• Written exercise:
Restate word for word the lines beginning at the one that contains "Reproduce this chart with D3.js." and ending at the one that contains "const plotLeft = 86, plotBottom"; include both and nothing else.

begin

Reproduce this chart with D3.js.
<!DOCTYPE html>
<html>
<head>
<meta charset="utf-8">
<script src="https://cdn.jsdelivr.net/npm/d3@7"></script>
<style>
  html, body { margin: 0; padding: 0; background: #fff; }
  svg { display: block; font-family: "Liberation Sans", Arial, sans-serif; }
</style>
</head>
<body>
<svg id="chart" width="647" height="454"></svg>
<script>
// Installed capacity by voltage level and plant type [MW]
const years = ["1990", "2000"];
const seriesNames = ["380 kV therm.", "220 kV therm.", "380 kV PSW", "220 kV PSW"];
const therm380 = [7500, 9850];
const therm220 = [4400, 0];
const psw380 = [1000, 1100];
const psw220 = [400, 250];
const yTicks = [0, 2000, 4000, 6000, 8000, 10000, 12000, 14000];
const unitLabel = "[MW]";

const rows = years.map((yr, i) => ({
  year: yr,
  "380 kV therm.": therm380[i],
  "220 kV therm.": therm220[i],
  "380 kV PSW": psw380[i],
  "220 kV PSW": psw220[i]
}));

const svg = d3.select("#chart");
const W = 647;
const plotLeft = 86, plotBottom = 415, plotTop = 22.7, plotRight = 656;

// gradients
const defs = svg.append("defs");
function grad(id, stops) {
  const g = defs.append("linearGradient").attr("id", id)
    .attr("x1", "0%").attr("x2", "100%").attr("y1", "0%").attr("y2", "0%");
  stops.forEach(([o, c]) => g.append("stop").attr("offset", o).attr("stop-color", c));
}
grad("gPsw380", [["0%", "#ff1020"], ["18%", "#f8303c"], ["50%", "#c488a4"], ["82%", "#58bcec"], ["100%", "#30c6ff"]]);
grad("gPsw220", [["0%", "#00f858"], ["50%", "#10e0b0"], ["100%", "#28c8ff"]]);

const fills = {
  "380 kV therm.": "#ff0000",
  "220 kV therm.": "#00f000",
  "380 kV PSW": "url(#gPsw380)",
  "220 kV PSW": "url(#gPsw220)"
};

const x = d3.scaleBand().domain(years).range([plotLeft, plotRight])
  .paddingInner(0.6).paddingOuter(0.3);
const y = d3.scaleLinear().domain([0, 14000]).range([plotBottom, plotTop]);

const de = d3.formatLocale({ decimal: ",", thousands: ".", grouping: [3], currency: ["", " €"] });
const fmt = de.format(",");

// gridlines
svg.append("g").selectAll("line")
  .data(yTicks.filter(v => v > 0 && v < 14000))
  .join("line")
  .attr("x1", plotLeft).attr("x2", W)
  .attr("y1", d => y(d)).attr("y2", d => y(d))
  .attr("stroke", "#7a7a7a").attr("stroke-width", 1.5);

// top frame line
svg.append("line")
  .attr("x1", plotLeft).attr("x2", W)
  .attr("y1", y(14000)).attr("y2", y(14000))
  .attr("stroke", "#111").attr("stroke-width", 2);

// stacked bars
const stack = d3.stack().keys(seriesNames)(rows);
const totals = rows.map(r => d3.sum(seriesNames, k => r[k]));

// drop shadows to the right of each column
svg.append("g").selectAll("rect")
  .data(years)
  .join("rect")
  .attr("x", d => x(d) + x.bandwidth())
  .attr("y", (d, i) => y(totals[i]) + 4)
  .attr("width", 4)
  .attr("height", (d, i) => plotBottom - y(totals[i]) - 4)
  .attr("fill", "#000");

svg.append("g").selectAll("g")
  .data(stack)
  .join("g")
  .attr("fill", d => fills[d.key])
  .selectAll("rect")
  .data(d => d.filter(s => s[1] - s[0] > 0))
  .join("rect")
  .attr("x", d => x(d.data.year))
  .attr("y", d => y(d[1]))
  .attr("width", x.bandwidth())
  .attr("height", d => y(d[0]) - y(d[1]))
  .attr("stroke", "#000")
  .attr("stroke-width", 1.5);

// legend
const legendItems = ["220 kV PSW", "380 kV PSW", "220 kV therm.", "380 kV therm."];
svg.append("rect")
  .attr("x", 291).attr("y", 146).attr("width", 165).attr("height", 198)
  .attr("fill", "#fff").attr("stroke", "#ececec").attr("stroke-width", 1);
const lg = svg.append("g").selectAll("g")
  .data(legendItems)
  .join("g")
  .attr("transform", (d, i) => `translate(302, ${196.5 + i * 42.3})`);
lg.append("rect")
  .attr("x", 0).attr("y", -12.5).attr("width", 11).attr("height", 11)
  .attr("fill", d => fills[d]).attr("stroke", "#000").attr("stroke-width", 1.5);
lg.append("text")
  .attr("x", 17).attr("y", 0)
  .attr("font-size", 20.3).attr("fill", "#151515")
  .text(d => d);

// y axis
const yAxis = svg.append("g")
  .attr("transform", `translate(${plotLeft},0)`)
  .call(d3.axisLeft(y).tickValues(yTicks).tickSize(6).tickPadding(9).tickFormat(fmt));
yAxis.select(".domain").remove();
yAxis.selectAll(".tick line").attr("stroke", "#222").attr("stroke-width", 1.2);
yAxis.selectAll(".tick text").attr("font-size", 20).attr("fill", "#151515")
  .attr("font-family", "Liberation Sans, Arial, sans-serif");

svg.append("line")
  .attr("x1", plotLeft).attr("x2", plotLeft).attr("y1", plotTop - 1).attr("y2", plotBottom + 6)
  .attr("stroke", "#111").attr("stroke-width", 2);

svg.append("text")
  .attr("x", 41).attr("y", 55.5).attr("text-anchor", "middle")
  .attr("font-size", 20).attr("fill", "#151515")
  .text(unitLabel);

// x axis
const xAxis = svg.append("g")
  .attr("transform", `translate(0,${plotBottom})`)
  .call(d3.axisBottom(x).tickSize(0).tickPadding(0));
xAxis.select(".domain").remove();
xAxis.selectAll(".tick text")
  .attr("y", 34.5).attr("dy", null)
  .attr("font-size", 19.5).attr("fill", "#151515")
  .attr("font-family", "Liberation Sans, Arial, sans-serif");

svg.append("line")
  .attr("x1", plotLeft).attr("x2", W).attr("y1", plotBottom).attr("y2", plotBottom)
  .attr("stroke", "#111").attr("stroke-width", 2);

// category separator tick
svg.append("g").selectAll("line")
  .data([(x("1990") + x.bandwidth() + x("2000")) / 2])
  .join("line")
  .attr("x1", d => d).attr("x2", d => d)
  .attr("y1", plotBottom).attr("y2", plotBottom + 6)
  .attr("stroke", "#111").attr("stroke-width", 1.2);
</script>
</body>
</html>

end
begin

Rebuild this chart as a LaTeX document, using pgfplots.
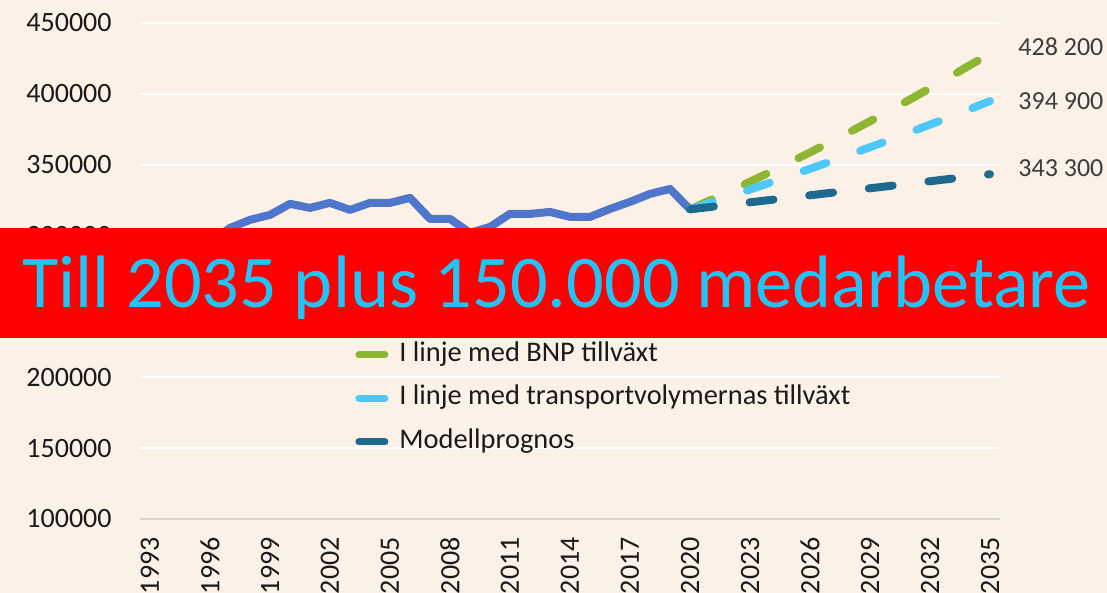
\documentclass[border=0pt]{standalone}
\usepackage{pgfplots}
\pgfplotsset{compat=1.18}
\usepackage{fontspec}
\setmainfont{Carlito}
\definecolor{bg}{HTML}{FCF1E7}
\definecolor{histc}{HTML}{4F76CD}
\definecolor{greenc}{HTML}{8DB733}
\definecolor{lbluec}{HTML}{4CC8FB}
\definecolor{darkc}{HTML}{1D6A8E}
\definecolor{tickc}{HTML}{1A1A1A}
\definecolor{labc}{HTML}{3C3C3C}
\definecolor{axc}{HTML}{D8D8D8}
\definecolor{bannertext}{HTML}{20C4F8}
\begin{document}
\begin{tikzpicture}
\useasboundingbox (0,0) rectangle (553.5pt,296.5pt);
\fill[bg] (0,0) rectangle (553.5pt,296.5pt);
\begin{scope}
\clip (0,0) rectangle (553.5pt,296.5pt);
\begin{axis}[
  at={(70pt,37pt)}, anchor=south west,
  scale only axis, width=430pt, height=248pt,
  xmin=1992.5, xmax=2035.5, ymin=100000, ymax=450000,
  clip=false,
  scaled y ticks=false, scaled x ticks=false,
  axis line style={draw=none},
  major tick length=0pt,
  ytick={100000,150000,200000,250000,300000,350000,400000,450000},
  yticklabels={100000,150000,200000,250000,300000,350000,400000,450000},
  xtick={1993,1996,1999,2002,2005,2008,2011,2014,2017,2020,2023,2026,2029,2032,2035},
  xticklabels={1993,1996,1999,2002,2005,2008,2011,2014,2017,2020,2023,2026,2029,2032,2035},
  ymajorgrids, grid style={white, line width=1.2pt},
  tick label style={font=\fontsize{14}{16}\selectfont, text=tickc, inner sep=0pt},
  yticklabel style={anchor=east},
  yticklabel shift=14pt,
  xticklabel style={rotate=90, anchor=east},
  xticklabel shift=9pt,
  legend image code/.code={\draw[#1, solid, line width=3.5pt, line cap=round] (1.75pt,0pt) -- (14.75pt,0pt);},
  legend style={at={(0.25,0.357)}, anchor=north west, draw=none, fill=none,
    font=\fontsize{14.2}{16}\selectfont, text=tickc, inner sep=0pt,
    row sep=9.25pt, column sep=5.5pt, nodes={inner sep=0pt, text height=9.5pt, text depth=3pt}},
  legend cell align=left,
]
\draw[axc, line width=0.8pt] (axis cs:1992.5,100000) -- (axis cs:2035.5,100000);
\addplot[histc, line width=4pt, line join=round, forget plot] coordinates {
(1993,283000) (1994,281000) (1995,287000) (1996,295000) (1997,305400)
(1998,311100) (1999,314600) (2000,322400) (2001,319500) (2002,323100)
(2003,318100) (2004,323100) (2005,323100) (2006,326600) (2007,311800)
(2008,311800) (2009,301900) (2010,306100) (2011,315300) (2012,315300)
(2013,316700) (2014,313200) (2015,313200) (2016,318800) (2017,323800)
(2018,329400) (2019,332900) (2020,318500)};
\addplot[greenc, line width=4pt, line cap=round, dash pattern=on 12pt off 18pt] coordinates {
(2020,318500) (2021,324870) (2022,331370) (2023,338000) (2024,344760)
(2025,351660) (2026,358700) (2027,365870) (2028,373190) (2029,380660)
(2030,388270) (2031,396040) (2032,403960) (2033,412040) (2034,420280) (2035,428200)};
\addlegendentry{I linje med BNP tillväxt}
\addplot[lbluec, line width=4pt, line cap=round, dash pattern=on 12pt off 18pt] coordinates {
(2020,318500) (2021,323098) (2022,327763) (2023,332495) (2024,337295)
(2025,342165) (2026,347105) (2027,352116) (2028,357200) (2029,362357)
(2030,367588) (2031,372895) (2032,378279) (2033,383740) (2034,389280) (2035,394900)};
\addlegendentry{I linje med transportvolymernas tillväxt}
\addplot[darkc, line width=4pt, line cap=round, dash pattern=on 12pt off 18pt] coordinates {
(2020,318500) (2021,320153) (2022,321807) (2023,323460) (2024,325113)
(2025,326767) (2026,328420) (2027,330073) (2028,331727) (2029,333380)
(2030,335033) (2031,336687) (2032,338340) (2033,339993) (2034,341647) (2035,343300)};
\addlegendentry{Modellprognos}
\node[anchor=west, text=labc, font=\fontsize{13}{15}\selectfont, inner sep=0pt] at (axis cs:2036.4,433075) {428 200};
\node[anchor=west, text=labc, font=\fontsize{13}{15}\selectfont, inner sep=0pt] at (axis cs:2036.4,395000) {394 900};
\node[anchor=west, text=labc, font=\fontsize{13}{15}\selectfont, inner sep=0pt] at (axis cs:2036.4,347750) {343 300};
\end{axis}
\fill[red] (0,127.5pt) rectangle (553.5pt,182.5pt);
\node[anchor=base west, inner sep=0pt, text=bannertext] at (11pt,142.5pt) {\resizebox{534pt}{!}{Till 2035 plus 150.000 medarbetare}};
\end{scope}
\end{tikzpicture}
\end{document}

end

• The response:
Reproduce this chart with D3.js.
<!DOCTYPE html>
<html>
<head>
<meta charset="utf-8">
<script src="https://cdn.jsdelivr.net/npm/d3@7"></script>
<style>
  html, body { margin: 0; padding: 0; background: #fff; }
  svg { display: block; font-family: "Liberation Sans", Arial, sans-serif; }
</style>
</head>
<body>
<svg id="chart" width="647" height="454"></svg>
<script>
// Installed capacity by voltage level and plant type [MW]
const years = ["1990", "2000"];
const seriesNames = ["380 kV therm.", "220 kV therm.", "380 kV PSW", "220 kV PSW"];
const therm380 = [7500, 9850];
const therm220 = [4400, 0];
const psw380 = [1000, 1100];
const psw220 = [400, 250];
const yTicks = [0, 2000, 4000, 6000, 8000, 10000, 12000, 14000];
const unitLabel = "[MW]";

const rows = years.map((yr, i) => ({
  year: yr,
  "380 kV therm.": therm380[i],
  "220 kV therm.": therm220[i],
  "380 kV PSW": psw380[i],
  "220 kV PSW": psw220[i]
}));

const svg = d3.select("#chart");
const W = 647;
const plotLeft = 86, plotBottom = 415, plotTop = 22.7, plotRight = 656;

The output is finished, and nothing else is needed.